The first electric ute to be commercially available in Australia has arrived and is on a tour showing the nation what it can do.
- The Chinese-manufactured dual-cab utility has a range of 330km
- The first version of the ute is two-wheel drive
- Its limitations may make it unsuitable for Australian farms
Chinese manufacturer LDV’s eT60 is being showcased by climate campaigning organisation Solar Citizens as part of a push for tighter regulation on vehicle emissions.
There are companies in Australia that convert diesel utes or trucks to electric but until now there has not been a purpose-built electric ute available domestically.
The dual-cab, two-wheel drive ute has a 330-kilometre range and a one-tonne towing capacity.
It will sell for $92,990 plus on-road costs, which is about double the price of the top diesel equivalent.
Ben White, a research engineer from the Kondinin Group, which tests farm technology and machinery, said it was “great” to see the EV arrive, but suspects its specs will limit sales in the agricultural sector.
“I think that most cockies would be looking for a four-wheel drive,” he said.

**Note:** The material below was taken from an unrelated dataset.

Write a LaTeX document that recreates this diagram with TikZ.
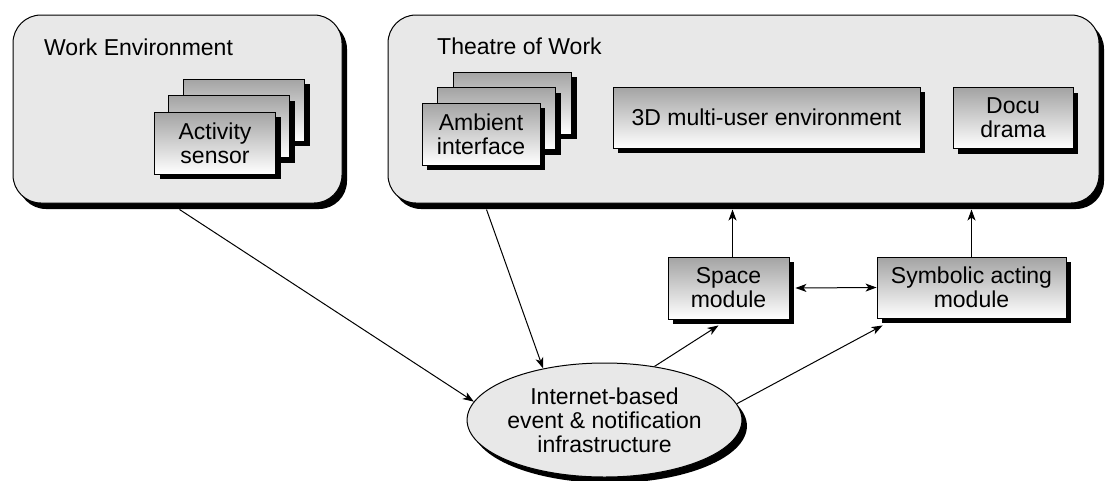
\documentclass[tikz,border=0pt]{standalone}
\usepackage{fontspec}
\setmainfont{Liberation Sans}
\usetikzlibrary{shadows,arrows.meta,calc,shapes.geometric}
\definecolor{panelgray}{HTML}{E8E8E8}
\newcommand\diagfont{\fontsize{23}{24}\selectfont}
\tikzset{
  blackshadow/.style={drop shadow={shadow xshift=5pt, shadow yshift=-6pt, fill=black, opacity=1}},
  panel/.style={draw=black, line width=1pt, fill=panelgray, rounded corners=28pt, blackshadow},
  card/.style={draw=black, line width=0.9pt, top color=black!36, bottom color=white,
    drop shadow={shadow xshift=5pt, shadow yshift=-5pt, fill=black, opacity=1},
    align=center, inner sep=0pt, font=\diagfont},
  paneltitle/.style={inner sep=0pt, font=\diagfont},
  hub/.style={ellipse, draw=black, line width=1pt, fill=panelgray, blackshadow,
    align=center, inner sep=0pt, font=\diagfont},
  arr/.style={line width=1pt, -{Stealth[length=11pt,width=8pt,inset=3pt]}},
  darr/.style={line width=1pt, {Stealth[length=11pt,width=8pt,inset=3pt]}-{Stealth[length=11pt,width=8pt,inset=3pt]}}
}
\begin{document}
\begin{tikzpicture}[x=1pt,y=-1pt]
\useasboundingbox (0,0) rectangle (1106,480);
% containers
\node[panel, minimum width=329pt, minimum height=188pt] (we) at (177.5,109) {};
\node[panel, minimum width=711pt, minimum height=188pt] (tw) at (743.5,109) {};
\node[paneltitle, anchor=west] (welab) at (44,47) {Work Environment};
\node[paneltitle, anchor=west] (twlab) at (437,46) {Theatre of Work};
% activity sensor stack
\node[card, minimum width=121pt, minimum height=62pt] (act3) at (244,110) {};
\node[card, minimum width=121pt, minimum height=62pt] (act2) at (229,126.5) {};
\node[card, minimum width=121pt, minimum height=62pt] (act1) at (215,143) {Activity\\sensor};
% ambient interface stack
\node[card, minimum width=118pt, minimum height=62pt] (amb3) at (512.5,103) {};
\node[card, minimum width=118pt, minimum height=62pt] (amb2) at (496.5,118.5) {};
\node[card, minimum width=118pt, minimum height=62pt] (amb1) at (481,134) {Ambient\\interface};
% other boxes
\node[card, minimum width=307pt, minimum height=61pt] (mue) at (766.5,117.5) {3D multi-user environment};
\node[card, minimum width=120pt, minimum height=61pt] (docu) at (1013,118) {Docu\\drama};
\node[card, minimum width=121pt, minimum height=62pt] (sp) at (728.5,288) {Space\\module};
\node[card, minimum width=189pt, minimum height=61pt] (sy) at (971.5,287.5) {Symbolic acting\\module};
% hub
\node[hub, minimum width=265pt, minimum height=114pt] (el) at (604.5,420) {Internet-based\\event \& notification\\infrastructure};
% connectors
\draw[arr] ($(we.south)+(2,6)$) -- (el.172);
\draw[arr] ($(tw.south west)+(99,6)$) -- (el.140);
\draw[arr] (el.47) -- ($(sp.south)+(-10,6)$);
\draw[arr] (el.7) -- ($(sy.south west)+(6,7)$);
\draw[arr] ($(sp.north)+(4,0)$) -- ($(sp.north |- tw.south)+(4,6)$);
\draw[arr] (sy.north) -- ($(sy.north |- tw.south)+(0,6)$);
\draw[darr] ($(sp.east)+(6,0)$) -- (sy.west);
\end{tikzpicture}
\end{document}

“We want to be able to drive through the paddocks, we want to be able to check stock, we want to be able to carry loads to and from town, so it comes back to that equivalence and being able to do that job we need it to do.”
‘Feels like a normal ute’
Solar Citizens regional clean transport organiser Ben Lever said having an electric ute on Australian roads was a big step forward.
“It wasn’t all that long ago that people were saying that electric utes didn’t exist anywhere in the world,” he said.
“Well, here it is right now.
“It’s no unicorn — it’s right here.”
Mr Lever said the ute, which would otherwise be almost completely silent, emits a “little bit of a musical note” for safety reasons.
It also has power points so that it can be used to run tools.
Tatura dairy producer and Farmers for Climate Action member Emily Crawford said she was excited to see the technology.
“We could actually have the options of reducing carbon emissions and saving money on diesel,” she said.
“It’s great — it feels like a normal ute to me.”
Solar Citizens is using the ute tour to push the federal government to change vehicle emissions standards laws, which Mr Lever said could lead to more choice in the EV market.
“A lot of our peer nations have fuel emissions standards that require the car companies to bring in a range of vehicles, some of which are much cleaner and efficient, and that includes a good mix of electric vehicles as well,” he said.
“Because Australia doesn’t have these standards, that means we are at the bottom of the queue.”
Not quite there yet
Other utes that are available overseas, such as the Ford F150 Lightning, are what have farmers like Ms Crawford excited to make the change.
“We need something that is equivalent to a Toyota LandCruiser or a Ford F150 — something that we [can use] to tow and that’s versatile,” she said.
Mr White said when electric utes were up to the task the agriculture sector would make the change.
“We do big kilometres in Australia, probably more than anyone would do in Europe or the US, and range anxiety is a real thing,” he said.
“There is a bit of anxiety and planning that builds into that, and that’s OK, but once the range grows to 700 or 800km, that will dissipate.”
The ute is the latest addition to the range of electric farm equipment that is becoming available to farmers.
There are already electric motorbikes and side-by-sides working on Australian farms, and more are on the way.
Mr White was waiting for electric tractors from major manufacturers to arrive in the country.
“There are a few EV tractors being brought to market in the next few years,” he said.
“Fendt has got one, John Deere is bringing one out next year, and people should keep an eye out for that.
“They are all pretty small — we are talking 100 horsepower equivalent size, which is good for horticulturists and smaller area operators.”